>>>>>
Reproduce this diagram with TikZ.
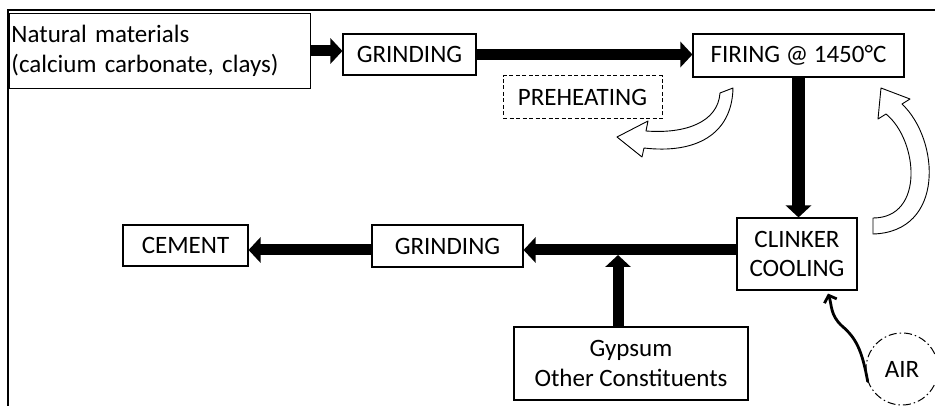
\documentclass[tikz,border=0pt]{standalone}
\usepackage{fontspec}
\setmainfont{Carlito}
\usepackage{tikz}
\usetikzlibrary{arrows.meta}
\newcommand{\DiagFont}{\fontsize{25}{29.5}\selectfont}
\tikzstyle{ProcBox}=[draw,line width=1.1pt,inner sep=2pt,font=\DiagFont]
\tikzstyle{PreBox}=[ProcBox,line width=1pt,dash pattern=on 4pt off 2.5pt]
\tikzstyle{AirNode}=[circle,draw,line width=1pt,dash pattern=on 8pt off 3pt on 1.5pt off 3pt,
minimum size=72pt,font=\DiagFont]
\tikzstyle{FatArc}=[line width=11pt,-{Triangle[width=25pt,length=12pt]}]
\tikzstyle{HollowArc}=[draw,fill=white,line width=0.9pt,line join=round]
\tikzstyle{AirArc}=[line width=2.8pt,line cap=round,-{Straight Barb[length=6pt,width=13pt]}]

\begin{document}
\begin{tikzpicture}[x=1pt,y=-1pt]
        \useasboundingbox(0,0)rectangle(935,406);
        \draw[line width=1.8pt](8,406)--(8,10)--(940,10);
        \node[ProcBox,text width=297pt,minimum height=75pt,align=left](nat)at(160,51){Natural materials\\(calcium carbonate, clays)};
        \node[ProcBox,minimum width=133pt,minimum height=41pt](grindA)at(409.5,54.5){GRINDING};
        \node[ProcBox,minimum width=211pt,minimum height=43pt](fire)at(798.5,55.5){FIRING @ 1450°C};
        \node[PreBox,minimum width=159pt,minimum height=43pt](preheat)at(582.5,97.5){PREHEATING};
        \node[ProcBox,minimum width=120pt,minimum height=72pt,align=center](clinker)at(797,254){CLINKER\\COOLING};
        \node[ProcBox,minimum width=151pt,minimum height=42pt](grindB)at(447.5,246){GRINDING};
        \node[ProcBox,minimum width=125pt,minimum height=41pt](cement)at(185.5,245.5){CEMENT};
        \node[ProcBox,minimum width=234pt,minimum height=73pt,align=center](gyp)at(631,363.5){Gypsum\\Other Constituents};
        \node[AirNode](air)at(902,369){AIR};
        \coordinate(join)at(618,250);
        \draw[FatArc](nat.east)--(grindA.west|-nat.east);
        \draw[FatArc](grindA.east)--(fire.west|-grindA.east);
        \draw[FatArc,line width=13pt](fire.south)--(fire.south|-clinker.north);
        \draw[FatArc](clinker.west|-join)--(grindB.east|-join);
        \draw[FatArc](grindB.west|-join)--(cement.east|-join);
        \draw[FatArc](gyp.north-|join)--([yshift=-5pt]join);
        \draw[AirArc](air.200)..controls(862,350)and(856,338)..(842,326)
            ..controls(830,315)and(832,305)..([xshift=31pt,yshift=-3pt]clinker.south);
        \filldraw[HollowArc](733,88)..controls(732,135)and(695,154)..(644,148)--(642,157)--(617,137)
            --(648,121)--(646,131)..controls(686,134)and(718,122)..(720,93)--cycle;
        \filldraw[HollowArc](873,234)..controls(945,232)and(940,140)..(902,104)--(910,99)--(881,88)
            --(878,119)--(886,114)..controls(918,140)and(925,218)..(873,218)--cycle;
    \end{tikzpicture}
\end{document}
<<<<<
• **EXERCISE INSTRUCTIONS**
Skip the pictures, then retype every line above exactly.

• **FINAL RESULT**
Reproduce this diagram with TikZ.
\documentclass[tikz,border=0pt]{standalone}
\usepackage{fontspec}
\setmainfont{Carlito}
\usepackage{tikz}
\usetikzlibrary{arrows.meta}
\newcommand{\DiagFont}{\fontsize{25}{29.5}\selectfont}
\tikzstyle{ProcBox}=[draw,line width=1.1pt,inner sep=2pt,font=\DiagFont]
\tikzstyle{PreBox}=[ProcBox,line width=1pt,dash pattern=on 4pt off 2.5pt]
\tikzstyle{AirNode}=[circle,draw,line width=1pt,dash pattern=on 8pt off 3pt on 1.5pt off 3pt,
minimum size=72pt,font=\DiagFont]
\tikzstyle{FatArc}=[line width=11pt,-{Triangle[width=25pt,length=12pt]}]
\tikzstyle{HollowArc}=[draw,fill=white,line width=0.9pt,line join=round]
\tikzstyle{AirArc}=[line width=2.8pt,line cap=round,-{Straight Barb[length=6pt,width=13pt]}]

\begin{document}
\begin{tikzpicture}[x=1pt,y=-1pt]
        \useasboundingbox(0,0)rectangle(935,406);
        \draw[line width=1.8pt](8,406)--(8,10)--(940,10);
        \node[ProcBox,text width=297pt,minimum height=75pt,align=left](nat)at(160,51){Natural materials\\(calcium carbonate, clays)};
        \node[ProcBox,minimum width=133pt,minimum height=41pt](grindA)at(409.5,54.5){GRINDING};
        \node[ProcBox,minimum width=211pt,minimum height=43pt](fire)at(798.5,55.5){FIRING @ 1450°C};
        \node[PreBox,minimum width=159pt,minimum height=43pt](preheat)at(582.5,97.5){PREHEATING};
        \node[ProcBox,minimum width=120pt,minimum height=72pt,align=center](clinker)at(797,254){CLINKER\\COOLING};
        \node[ProcBox,minimum width=151pt,minimum height=42pt](grindB)at(447.5,246){GRINDING};
        \node[ProcBox,minimum width=125pt,minimum height=41pt](cement)at(185.5,245.5){CEMENT};
        \node[ProcBox,minimum width=234pt,minimum height=73pt,align=center](gyp)at(631,363.5){Gypsum\\Other Constituents};
        \node[AirNode](air)at(902,369){AIR};
        \coordinate(join)at(618,250);
        \draw[FatArc](nat.east)--(grindA.west|-nat.east);
        \draw[FatArc](grindA.east)--(fire.west|-grindA.east);
        \draw[FatArc,line width=13pt](fire.south)--(fire.south|-clinker.north);
        \draw[FatArc](clinker.west|-join)--(grindB.east|-join);
        \draw[FatArc](grindB.west|-join)--(cement.east|-join);
        \draw[FatArc](gyp.north-|join)--([yshift=-5pt]join);
        \draw[AirArc](air.200)..controls(862,350)and(856,338)..(842,326)
            ..controls(830,315)and(832,305)..([xshift=31pt,yshift=-3pt]clinker.south);
        \filldraw[HollowArc](733,88)..controls(732,135)and(695,154)..(644,148)--(642,157)--(617,137)
            --(648,121)--(646,131)..controls(686,134)and(718,122)..(720,93)--cycle;
        \filldraw[HollowArc](873,234)..controls(945,232)and(940,140)..(902,104)--(910,99)--(881,88)
            --(878,119)--(886,114)..controls(918,140)and(925,218)..(873,218)--cycle;
    \end{tikzpicture}
\end{document}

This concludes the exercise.